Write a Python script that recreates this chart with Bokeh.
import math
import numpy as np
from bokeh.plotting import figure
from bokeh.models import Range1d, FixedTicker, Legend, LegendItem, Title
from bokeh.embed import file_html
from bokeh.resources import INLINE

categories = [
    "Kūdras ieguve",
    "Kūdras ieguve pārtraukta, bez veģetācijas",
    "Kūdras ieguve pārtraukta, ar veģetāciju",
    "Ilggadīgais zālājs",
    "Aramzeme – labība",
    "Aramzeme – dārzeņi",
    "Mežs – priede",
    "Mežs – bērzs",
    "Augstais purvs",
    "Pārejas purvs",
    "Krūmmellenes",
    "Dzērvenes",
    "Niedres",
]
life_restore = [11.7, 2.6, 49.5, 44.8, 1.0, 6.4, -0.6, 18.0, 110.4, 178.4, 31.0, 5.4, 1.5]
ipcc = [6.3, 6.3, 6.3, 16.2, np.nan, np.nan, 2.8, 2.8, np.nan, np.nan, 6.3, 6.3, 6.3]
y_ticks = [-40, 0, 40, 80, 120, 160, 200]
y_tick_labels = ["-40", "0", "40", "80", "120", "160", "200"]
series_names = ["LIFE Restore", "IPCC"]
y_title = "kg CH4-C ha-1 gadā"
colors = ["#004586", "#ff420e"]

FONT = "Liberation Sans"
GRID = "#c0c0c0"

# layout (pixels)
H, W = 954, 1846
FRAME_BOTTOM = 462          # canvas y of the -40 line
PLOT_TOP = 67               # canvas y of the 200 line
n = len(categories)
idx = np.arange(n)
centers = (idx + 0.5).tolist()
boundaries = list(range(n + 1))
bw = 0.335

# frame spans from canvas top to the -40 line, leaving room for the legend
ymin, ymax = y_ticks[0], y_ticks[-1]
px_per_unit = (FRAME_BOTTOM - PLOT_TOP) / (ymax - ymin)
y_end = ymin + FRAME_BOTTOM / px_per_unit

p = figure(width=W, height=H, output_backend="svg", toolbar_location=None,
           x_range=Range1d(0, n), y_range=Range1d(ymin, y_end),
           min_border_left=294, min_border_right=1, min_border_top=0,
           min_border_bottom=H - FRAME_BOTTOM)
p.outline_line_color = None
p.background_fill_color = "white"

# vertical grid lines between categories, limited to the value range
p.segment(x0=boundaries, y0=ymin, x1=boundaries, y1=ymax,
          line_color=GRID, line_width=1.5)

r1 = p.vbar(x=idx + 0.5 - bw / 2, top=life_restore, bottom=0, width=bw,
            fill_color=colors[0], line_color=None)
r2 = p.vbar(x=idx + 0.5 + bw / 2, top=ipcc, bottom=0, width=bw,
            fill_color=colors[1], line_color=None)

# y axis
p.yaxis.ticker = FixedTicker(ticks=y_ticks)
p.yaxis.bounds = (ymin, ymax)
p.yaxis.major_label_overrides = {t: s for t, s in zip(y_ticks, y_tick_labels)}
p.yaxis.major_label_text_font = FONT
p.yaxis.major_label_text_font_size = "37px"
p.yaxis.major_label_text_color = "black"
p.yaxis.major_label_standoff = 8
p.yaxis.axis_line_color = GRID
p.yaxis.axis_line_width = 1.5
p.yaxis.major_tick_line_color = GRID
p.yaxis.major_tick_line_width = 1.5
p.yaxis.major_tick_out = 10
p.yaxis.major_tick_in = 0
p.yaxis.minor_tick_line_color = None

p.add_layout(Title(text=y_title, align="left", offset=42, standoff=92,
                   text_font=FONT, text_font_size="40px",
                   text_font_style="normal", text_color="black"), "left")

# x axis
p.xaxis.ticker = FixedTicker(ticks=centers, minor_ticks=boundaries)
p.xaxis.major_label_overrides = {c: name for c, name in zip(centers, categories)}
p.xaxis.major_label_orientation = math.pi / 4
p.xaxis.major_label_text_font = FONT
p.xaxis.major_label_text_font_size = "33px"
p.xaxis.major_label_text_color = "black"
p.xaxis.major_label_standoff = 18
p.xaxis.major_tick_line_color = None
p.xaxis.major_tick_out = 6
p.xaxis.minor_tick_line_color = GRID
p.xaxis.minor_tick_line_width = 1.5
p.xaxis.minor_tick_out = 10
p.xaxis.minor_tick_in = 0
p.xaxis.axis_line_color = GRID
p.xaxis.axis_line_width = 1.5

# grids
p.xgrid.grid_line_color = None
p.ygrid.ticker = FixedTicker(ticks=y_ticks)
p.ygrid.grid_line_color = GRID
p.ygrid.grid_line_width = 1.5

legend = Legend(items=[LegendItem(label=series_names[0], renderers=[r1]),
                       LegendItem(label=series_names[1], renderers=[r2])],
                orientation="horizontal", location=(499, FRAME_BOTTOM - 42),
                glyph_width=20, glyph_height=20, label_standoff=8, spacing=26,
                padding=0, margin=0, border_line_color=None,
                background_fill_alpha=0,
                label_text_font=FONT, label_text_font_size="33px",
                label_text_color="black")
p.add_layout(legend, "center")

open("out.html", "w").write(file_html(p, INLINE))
--
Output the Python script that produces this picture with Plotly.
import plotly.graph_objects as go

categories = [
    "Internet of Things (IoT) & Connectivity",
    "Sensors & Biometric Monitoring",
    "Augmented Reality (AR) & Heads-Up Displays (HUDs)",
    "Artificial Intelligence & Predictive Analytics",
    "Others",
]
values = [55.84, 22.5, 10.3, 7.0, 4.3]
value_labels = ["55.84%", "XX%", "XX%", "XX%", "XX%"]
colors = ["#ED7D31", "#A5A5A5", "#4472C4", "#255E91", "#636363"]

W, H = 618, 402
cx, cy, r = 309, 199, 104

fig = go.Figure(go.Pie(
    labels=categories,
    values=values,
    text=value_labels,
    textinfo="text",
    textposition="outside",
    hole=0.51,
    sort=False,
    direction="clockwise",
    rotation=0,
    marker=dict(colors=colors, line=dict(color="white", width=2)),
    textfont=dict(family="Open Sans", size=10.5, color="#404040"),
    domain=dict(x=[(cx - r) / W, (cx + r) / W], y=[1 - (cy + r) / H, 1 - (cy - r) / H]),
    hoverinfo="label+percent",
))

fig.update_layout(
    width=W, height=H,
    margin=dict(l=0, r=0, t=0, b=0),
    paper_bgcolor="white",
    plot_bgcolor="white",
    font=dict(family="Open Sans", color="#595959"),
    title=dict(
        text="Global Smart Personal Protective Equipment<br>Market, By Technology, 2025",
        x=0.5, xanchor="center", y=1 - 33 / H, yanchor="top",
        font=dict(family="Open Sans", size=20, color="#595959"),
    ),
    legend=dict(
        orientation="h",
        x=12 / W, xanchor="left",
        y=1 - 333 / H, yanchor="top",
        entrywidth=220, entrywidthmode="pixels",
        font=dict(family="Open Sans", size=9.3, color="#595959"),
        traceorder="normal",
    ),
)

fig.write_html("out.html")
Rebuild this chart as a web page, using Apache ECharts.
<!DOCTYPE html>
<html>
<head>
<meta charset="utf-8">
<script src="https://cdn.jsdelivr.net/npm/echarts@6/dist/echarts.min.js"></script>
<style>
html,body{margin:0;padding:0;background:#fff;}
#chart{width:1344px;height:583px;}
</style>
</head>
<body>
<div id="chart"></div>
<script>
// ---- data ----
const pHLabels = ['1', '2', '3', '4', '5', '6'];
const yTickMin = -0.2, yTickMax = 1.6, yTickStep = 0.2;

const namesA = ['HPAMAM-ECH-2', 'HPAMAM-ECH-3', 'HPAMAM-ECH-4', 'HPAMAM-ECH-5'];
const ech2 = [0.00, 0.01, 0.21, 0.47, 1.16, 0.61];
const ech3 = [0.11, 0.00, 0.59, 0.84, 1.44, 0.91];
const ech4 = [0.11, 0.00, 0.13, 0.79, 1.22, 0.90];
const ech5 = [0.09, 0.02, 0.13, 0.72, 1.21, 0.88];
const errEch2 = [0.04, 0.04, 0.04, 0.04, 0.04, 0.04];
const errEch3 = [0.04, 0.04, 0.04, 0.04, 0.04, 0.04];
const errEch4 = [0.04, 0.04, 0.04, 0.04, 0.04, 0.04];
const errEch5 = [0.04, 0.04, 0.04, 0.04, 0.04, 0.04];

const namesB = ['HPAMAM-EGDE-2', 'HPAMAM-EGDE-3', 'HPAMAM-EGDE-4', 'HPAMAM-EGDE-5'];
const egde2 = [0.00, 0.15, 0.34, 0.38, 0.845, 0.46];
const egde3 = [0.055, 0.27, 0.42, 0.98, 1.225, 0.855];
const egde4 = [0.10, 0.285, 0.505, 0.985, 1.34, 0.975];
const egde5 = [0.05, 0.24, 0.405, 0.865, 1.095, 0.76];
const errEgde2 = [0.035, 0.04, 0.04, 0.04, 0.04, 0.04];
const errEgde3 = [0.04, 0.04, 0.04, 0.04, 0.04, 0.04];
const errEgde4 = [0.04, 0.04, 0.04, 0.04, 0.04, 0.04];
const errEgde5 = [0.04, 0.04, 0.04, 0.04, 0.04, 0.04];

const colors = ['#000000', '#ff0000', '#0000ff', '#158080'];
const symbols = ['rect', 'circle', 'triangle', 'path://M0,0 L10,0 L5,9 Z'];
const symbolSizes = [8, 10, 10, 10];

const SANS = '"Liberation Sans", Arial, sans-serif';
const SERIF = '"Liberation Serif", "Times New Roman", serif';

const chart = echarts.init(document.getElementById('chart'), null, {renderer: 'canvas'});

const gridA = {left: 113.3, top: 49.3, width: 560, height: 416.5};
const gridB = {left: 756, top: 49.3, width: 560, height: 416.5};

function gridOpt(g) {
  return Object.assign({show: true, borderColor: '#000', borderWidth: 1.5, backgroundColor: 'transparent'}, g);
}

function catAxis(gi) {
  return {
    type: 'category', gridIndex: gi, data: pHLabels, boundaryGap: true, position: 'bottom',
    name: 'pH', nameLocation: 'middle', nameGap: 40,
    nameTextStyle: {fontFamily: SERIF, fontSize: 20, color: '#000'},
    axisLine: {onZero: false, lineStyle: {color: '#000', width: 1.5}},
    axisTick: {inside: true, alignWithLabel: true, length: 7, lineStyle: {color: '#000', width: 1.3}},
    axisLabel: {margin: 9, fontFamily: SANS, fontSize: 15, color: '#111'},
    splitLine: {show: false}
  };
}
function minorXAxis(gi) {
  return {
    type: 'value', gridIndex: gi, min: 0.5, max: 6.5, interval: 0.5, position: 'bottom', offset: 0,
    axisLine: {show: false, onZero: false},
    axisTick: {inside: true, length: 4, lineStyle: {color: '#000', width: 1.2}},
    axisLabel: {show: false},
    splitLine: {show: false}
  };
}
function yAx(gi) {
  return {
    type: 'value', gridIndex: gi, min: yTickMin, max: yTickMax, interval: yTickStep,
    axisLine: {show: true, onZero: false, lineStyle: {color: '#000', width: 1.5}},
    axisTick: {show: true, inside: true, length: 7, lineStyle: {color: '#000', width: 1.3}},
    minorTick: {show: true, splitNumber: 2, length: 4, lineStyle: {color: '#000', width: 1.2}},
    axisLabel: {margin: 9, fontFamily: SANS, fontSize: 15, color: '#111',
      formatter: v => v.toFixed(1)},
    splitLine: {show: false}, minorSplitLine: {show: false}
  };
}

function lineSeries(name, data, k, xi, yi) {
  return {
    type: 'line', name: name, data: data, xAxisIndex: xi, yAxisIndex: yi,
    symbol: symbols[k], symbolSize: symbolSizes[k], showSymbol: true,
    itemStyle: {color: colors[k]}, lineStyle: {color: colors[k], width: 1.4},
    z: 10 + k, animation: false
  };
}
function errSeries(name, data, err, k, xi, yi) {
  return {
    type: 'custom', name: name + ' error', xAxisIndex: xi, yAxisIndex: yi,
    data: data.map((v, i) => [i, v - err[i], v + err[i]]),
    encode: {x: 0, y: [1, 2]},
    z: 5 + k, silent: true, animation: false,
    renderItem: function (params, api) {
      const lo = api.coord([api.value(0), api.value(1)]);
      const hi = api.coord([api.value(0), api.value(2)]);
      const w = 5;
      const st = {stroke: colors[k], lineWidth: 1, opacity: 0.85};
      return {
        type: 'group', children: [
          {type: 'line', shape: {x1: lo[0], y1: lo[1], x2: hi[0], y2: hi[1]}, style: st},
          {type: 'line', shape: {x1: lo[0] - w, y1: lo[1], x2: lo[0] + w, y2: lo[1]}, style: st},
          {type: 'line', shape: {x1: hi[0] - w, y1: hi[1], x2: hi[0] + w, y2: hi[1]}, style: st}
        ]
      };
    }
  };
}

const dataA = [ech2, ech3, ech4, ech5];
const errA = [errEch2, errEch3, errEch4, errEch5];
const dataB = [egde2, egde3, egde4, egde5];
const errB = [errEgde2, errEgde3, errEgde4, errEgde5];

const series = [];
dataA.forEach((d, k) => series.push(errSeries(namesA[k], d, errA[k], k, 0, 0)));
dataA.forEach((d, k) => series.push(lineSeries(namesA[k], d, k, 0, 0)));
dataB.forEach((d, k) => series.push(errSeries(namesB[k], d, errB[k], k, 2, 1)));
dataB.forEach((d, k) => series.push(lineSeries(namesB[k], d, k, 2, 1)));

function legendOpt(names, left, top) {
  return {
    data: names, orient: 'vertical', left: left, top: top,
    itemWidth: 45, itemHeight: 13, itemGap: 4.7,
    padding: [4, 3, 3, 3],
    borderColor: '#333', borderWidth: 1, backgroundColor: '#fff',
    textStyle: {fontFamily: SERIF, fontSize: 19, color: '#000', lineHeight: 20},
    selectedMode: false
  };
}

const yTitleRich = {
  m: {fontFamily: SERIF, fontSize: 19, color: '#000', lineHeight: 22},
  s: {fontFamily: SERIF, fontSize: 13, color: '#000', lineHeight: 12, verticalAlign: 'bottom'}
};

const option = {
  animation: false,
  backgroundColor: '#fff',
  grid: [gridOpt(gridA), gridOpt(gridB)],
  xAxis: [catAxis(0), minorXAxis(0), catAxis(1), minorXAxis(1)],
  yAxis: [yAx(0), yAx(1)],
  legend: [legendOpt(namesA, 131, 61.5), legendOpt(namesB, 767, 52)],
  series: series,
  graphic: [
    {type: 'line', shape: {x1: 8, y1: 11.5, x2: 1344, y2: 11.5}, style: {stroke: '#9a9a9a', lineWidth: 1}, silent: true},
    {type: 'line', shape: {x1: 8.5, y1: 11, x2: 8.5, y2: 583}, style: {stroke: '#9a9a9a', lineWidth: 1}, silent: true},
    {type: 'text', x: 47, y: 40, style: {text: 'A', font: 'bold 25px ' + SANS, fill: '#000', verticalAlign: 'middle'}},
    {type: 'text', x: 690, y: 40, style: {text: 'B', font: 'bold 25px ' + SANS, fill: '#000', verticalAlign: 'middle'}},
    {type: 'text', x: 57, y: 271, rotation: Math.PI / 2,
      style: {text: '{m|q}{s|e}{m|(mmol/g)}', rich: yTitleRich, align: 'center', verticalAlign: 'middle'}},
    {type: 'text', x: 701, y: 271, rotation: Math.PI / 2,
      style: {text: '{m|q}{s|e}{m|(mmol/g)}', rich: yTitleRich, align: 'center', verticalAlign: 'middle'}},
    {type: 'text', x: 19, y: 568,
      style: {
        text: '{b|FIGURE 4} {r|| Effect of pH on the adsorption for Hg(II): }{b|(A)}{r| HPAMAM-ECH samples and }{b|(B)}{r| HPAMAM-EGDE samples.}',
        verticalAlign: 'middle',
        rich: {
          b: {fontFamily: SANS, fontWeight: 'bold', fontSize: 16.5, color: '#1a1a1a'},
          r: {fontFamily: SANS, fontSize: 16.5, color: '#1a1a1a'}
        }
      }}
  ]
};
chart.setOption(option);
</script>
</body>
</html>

> **What the task asks**:
In the listing above, find the line containing "Write a Python" and the line containing "from bokeh.resources import INLINE". Output them and every line between, exactly, and nothing else.

> **Answer**:
Write a Python script that recreates this chart with Bokeh.
import math
import numpy as np
from bokeh.plotting import figure
from bokeh.models import Range1d, FixedTicker, Legend, LegendItem, Title
from bokeh.embed import file_html
from bokeh.resources import INLINE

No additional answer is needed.